西里爾伸手抱住比荷,把那張黯然的臉按進懷裡。
「你其實很愛他的。」
「是很愛,」比荷發出淺淺的笑聲,閃爍自嘲的光澤。「可是我沒辦法跟他說出那些秘密,然後,我想通了,我就應該獨自一人,找個床伴就好。」
「這個想法現在也沒變?」
「是。」
「唉,誠實果然是殘忍的。」
西里爾哀聲嘆氣的抱著比荷蹭,蹭著蹭著手就不規矩起來,手鑽入比荷鬆鬆的睡衣下擺,從腰側撫上脅下,聽見比荷顫顫地吸一口氣,然後放鬆身體。

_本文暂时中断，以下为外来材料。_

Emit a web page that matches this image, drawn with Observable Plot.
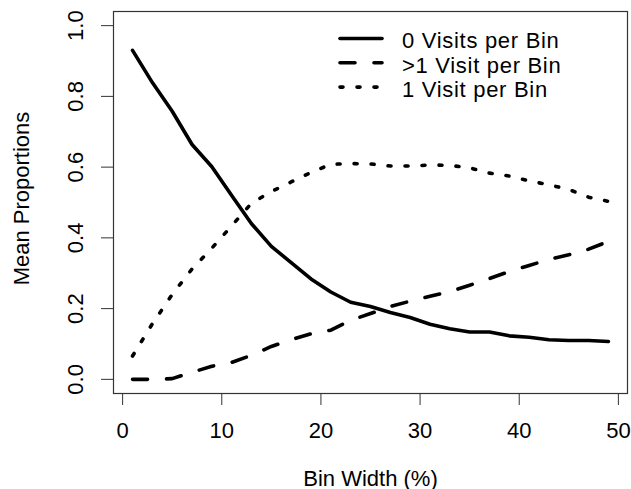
<!DOCTYPE html>
<html>
<head>
<meta charset="utf-8">
<script src="https://cdn.jsdelivr.net/npm/d3@7"></script>
<script src="https://cdn.jsdelivr.net/npm/@observablehq/plot@0.6"></script>
<style>
  body { margin: 0; background: #fff; }
  #chart svg { display: block; }
</style>
</head>
<body>
<div id="chart"></div>
<script>
// Bin width (%) at which the mean proportions were computed
const binWidth = [1, 3, 5, 7, 9, 11, 13, 15, 17, 19, 21, 23, 25, 27, 29, 31, 33, 35, 37, 39, 41, 43, 45, 47, 49];

// Mean proportion of bins with no visits
const zeroVisits = [0.930, 0.839, 0.758, 0.664, 0.601, 0.520, 0.440, 0.376, 0.330, 0.284, 0.247, 0.218, 0.206,
                    0.189, 0.175, 0.156, 0.143, 0.134, 0.134, 0.123, 0.119, 0.112, 0.110, 0.110, 0.107];

// Mean proportion of bins with more than one visit
const multiVisits = [0.000, 0.000, 0.002, 0.020, 0.037, 0.048, 0.068, 0.093, 0.112, 0.129, 0.139, 0.167, 0.186,
                     0.206, 0.221, 0.235, 0.248, 0.266, 0.285, 0.305, 0.322, 0.339, 0.352, 0.368, 0.390];

// Mean proportion of bins with exactly one visit
const oneVisit = [0.066, 0.157, 0.240, 0.312, 0.371, 0.434, 0.498, 0.531, 0.558, 0.585, 0.608, 0.610, 0.609,
                  0.603, 0.603, 0.606, 0.605, 0.598, 0.583, 0.575, 0.561, 0.550, 0.537, 0.515, 0.503];

const xTicks = [0, 10, 20, 30, 40, 50];
const yTicks = [0, 0.2, 0.4, 0.6, 0.8, 1.0];
const seriesNames = ["0 Visits per Bin", ">1 Visit per Bin", "1 Visit per Bin"];
const xTitle = "Bin Width (%)";
const yTitle = "Mean Proportions";

const font = "'Liberation Sans', Arial, Helvetica, sans-serif";
// solid, dashed, dotted (round caps lengthen each dash by the stroke width)
const dashes = [null, "15,19", "3,14"];
const lineWidth = 3.6;

const rows = (values) => binWidth.map((x, i) => ({x, y: values[i]}));

const chart = Plot.plot({
  width: 631,
  height: 489,
  marginLeft: 113,
  marginRight: 4,
  marginTop: 11,
  marginBottom: 96,
  style: {fontFamily: font, fontSize: "22px", color: "#000", background: "#fff"},
  x: {domain: [-0.92, 50.92]},
  y: {domain: [-0.04, 1.04]},
  marks: [
    Plot.axisX(xTicks, {tickSize: 12, tickPadding: 17, fontSize: 22, label: null, stroke: "#333"}),
    Plot.axisY(yTicks, {tickSize: 12, tickFormat: () => "", label: null, stroke: "#333"}),
    Plot.text(yTicks, {
      y: (d) => d, text: (d) => d.toFixed(1), frameAnchor: "left", dx: -31,
      rotate: -90, textAnchor: "middle", lineAnchor: "bottom", fontSize: 22, fill: "#000"
    }),
    Plot.text([xTitle], {
      text: (d) => d, frameAnchor: "bottom", dy: 92, lineAnchor: "bottom",
      fontSize: 22, fill: "#000", style: {letterSpacing: "0.8px"}
    }),
    Plot.text([yTitle], {
      text: (d) => d, frameAnchor: "left", dx: -85, dy: -4, rotate: -90,
      textAnchor: "middle", lineAnchor: "bottom", fontSize: 22, fill: "#000"
    }),
    Plot.line(rows(zeroVisits), {x: "x", y: "y", stroke: "#000", strokeWidth: lineWidth}),
    Plot.line(rows(multiVisits), {x: "x", y: "y", stroke: "#000", strokeWidth: lineWidth, strokeDasharray: dashes[1]}),
    Plot.line(rows(oneVisit), {x: "x", y: "y", stroke: "#000", strokeWidth: lineWidth, strokeDasharray: dashes[2]}),
    Plot.frame({stroke: "#333", strokeWidth: 1.2})
  ]
});

// Legend in the top-right corner of the plotting region, no box
const svg = d3.select(chart);
const legend = svg.append("g")
  .attr("font-family", font)
  .attr("font-size", 22)
  .attr("text-anchor", "start");
seriesNames.forEach((name, i) => {
  const y = 38.5 + i * 24.3;
  legend.append("line")
    .attr("x1", 340).attr("x2", 382).attr("y1", y).attr("y2", y)
    .attr("stroke", "#000").attr("stroke-width", lineWidth)
    .attr("stroke-linecap", "round")
    .attr("stroke-dasharray", dashes[i]);
  legend.append("text")
    .attr("x", 402).attr("y", y + 9.8)
    .attr("fill", "#000")
    .style("letter-spacing", "0.7px")
    .text(name);
});

document.getElementById("chart").appendChild(chart);
</script>
</body>
</html>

「真狡獪……」很想要,也知道比荷不會拒絕,但他可不想只填滿比荷的身體,然後讓比荷心安理得的把心鎖起來。
咕噥地抱怨一句,對著眼前的脖子忿忿地咬一口再舔一舔,放開比荷,看那張痛得眼圈發紅的臉望著他,摀著脖子又痛又軟又困惑,還忍不住露出幾絲控訴眼神。
哎呀,這樣真可愛。
「你……」
「我鬱悶。」
比荷幾乎是瞪著西里爾,西里爾在心中默數時間,果然數不到二十比荷表情便柔軟下來,發出嘆息,沒有安慰沒有道歉當然也沒有理直氣壯的辯駁,一個嘆息就是千言萬語。
「後天就是萬聖節了呢。」
「是啊,我有公告要休息了。」比荷把被子拉上來點,蓋住牙印免得某人一直看。「還是不能告訴我?」
「不論是你的部分或斯林的部分都不能說。」
比荷不再追問,翻身熄燈讓自己入睡,當他覺得自己快睡著的時候,一個溫度輕輕貼在背上,沒有擁抱那麼近,也沒有陪伴那麼遠。
放鬆身體,放鬆精神,比荷再次閉上眼睛,把臉埋進枕頭裡。